INFORMATION PROVIDED:
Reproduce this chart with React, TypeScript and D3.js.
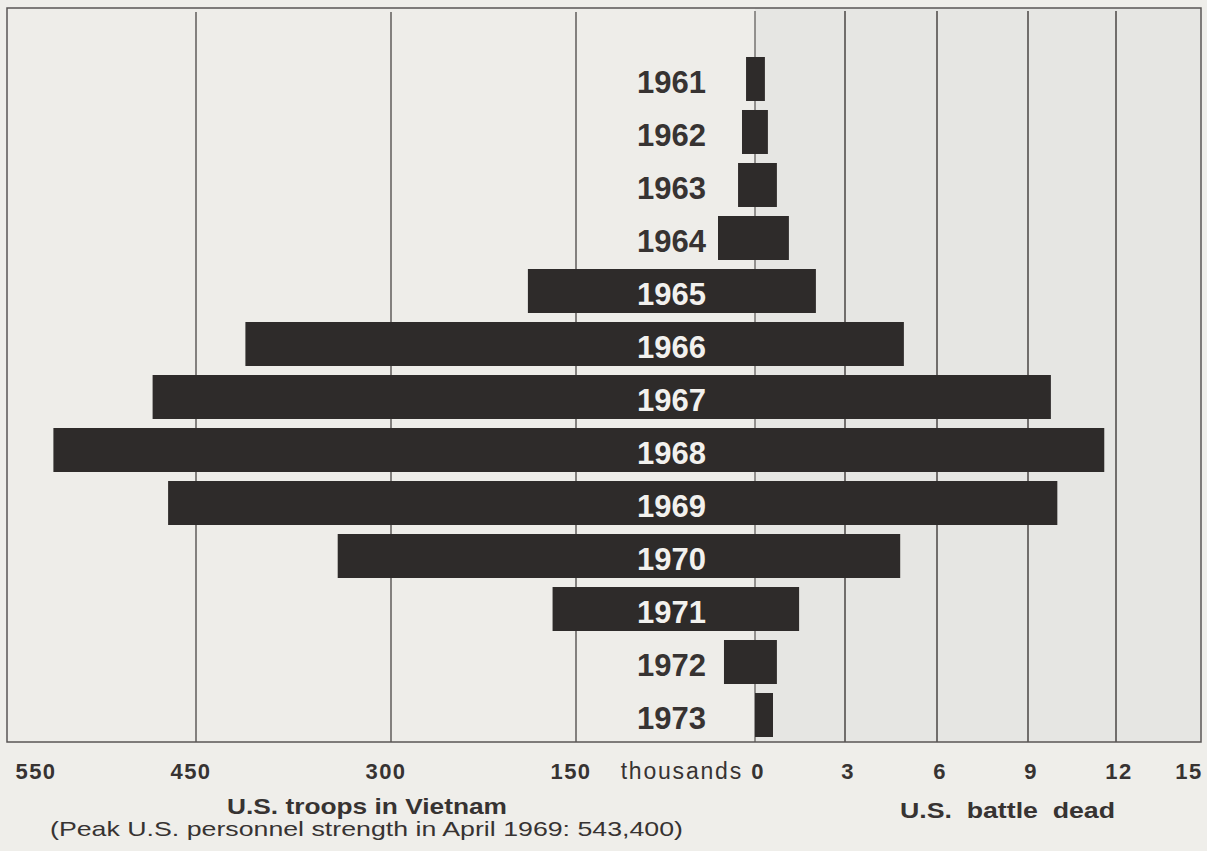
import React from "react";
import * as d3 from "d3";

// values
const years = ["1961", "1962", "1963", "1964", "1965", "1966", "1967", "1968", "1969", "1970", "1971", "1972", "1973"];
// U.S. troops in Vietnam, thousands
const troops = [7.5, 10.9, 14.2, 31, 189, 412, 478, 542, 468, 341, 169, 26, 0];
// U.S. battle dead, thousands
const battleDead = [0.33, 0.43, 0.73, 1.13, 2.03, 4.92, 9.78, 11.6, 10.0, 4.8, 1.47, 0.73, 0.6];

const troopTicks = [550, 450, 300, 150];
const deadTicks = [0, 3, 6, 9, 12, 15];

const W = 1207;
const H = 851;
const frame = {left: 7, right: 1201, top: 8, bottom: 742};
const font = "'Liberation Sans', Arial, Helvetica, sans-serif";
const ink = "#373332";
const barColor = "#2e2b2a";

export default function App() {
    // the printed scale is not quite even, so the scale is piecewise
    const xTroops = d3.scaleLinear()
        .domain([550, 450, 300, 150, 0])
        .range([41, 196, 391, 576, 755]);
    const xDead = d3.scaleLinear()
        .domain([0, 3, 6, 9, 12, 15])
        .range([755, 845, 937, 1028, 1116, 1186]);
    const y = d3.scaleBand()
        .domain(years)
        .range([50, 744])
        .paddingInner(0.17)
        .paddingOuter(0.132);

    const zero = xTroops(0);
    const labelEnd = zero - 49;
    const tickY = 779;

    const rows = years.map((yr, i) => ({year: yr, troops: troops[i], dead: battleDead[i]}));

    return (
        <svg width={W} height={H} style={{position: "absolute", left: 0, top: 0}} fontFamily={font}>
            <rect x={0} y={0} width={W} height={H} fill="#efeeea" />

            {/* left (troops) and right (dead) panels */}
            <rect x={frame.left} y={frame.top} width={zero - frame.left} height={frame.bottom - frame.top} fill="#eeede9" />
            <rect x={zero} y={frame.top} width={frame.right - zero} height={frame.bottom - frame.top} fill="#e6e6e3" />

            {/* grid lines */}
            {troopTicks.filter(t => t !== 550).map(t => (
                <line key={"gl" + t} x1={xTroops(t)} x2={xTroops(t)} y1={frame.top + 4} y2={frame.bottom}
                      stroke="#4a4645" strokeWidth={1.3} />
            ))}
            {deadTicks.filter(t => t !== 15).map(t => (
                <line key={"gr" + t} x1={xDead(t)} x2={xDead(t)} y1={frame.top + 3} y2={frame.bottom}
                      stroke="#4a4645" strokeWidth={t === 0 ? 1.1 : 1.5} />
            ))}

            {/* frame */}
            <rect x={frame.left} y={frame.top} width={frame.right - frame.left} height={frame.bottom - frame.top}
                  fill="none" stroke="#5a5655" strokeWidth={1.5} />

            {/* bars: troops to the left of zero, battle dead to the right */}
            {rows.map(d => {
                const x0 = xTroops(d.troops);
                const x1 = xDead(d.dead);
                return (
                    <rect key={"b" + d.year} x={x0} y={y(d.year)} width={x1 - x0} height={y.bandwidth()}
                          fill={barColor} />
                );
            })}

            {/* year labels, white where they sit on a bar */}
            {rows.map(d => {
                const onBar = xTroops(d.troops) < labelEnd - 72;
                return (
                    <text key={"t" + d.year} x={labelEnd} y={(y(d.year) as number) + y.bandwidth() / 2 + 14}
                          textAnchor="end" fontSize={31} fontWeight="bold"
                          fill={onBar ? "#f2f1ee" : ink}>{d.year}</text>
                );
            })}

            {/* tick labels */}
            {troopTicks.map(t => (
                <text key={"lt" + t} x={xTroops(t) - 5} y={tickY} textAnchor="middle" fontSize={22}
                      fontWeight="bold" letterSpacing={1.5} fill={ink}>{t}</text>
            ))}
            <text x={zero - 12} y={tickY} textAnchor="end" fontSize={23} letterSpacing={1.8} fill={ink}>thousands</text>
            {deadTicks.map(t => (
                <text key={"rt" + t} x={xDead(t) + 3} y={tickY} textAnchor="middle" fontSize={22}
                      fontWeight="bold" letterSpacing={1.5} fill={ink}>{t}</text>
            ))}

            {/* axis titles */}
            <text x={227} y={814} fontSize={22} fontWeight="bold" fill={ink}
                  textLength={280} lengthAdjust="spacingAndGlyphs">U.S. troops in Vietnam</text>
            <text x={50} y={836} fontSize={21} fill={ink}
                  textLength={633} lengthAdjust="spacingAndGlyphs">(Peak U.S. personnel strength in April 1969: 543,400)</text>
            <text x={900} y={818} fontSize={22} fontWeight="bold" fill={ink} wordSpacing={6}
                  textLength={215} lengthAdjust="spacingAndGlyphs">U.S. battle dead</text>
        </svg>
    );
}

EXERCISE DIRECTIONS:
Restate, line by line and word for word, everything from the top of the material through the line that contains "1.47, 0.73, 0.6];". Leave pictures out.

TASK RESULT:
Reproduce this chart with React, TypeScript and D3.js.
import React from "react";
import * as d3 from "d3";

// values
const years = ["1961", "1962", "1963", "1964", "1965", "1966", "1967", "1968", "1969", "1970", "1971", "1972", "1973"];
// U.S. troops in Vietnam, thousands
const troops = [7.5, 10.9, 14.2, 31, 189, 412, 478, 542, 468, 341, 169, 26, 0];
// U.S. battle dead, thousands
const battleDead = [0.33, 0.43, 0.73, 1.13, 2.03, 4.92, 9.78, 11.6, 10.0, 4.8, 1.47, 0.73, 0.6];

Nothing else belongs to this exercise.